Google bans abortion referendum ads in Ireland

The search giant says it's putting a moratorium on advertising related to the upcoming vote in Ireland on a restrictive abortion law in order to protect the integrity of the referendum.

Marguerite Reardon Former senior reporter
Marguerite Reardon started as a CNET News reporter in 2004, covering cellphone services, broadband, citywide Wi-Fi, the Net neutrality debate and the consolidation of the phone companies.
Marguerite Reardon
2 min read
Lionel Bonaventure / AFP/Getty Images

Google will ban all advertisements related to an upcoming vote on Ireland's abortion law.

On Tuesday, Facebook announced that it's blocking foreign spending on ads related to the referendum out of concern that groups outside of the country may try to influence the outcome of the sensitive referendum. Google followed with its own announcement on Wednesday.

But Google's ban goes a step further than Facebook's policy.

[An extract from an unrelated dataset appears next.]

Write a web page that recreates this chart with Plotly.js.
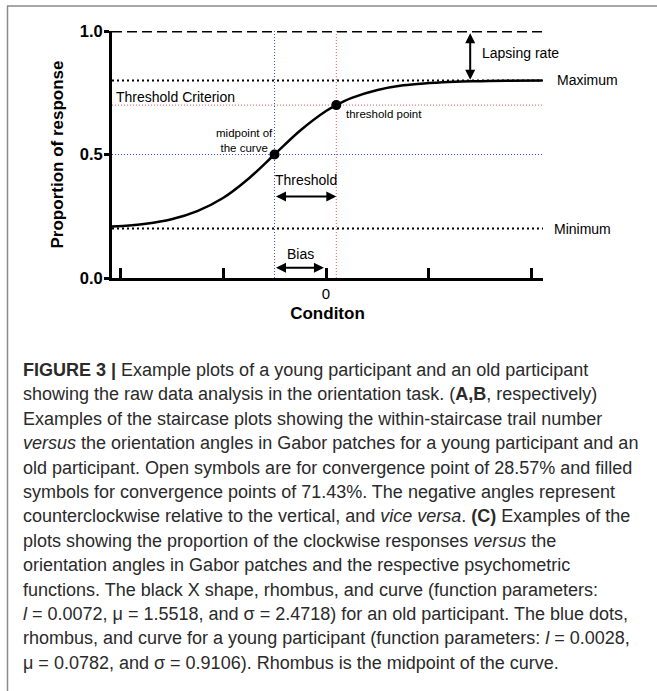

Google is putting a moratorium on all referendum-related advertising on its Google search pages as well as on YouTube in an effort to ensure advertising on its site doesn't tip the vote on the controversial topic.

The vote is scheduled for May 25.

"Following our update around election integrity efforts globally, we have decided to pause all ads related to the Irish referendum on the Eighth Amendment," the company said in a statement.

The referendum in Ireland will decide the fate of the Eighth Amendment to the Irish constitution, which is one of the most restrictive prohibitions of abortion in the West. The amendment, which was approved by Irish voters in 1983, gives equal protection to both the mother and unborn fetus. It allows for termination of a pregnancy only in cases of rape, incest and fatal fetal abnormality.

Debate over the amendment has been bitterly divided with some polls suggesting it could be repealed. But the vote has drawn attention from international groups looking to push the vote one way or another.

Facebook and Google's actions come as the companies implement new policies to help protect the integrity of voting around the world. The companies have come under scrutiny after Russian trolls used social media to meddle in the 2016 US presidential election. There's also evidence to suggest that these platforms were manipulated in the lead-up to the UK's Brexit vote.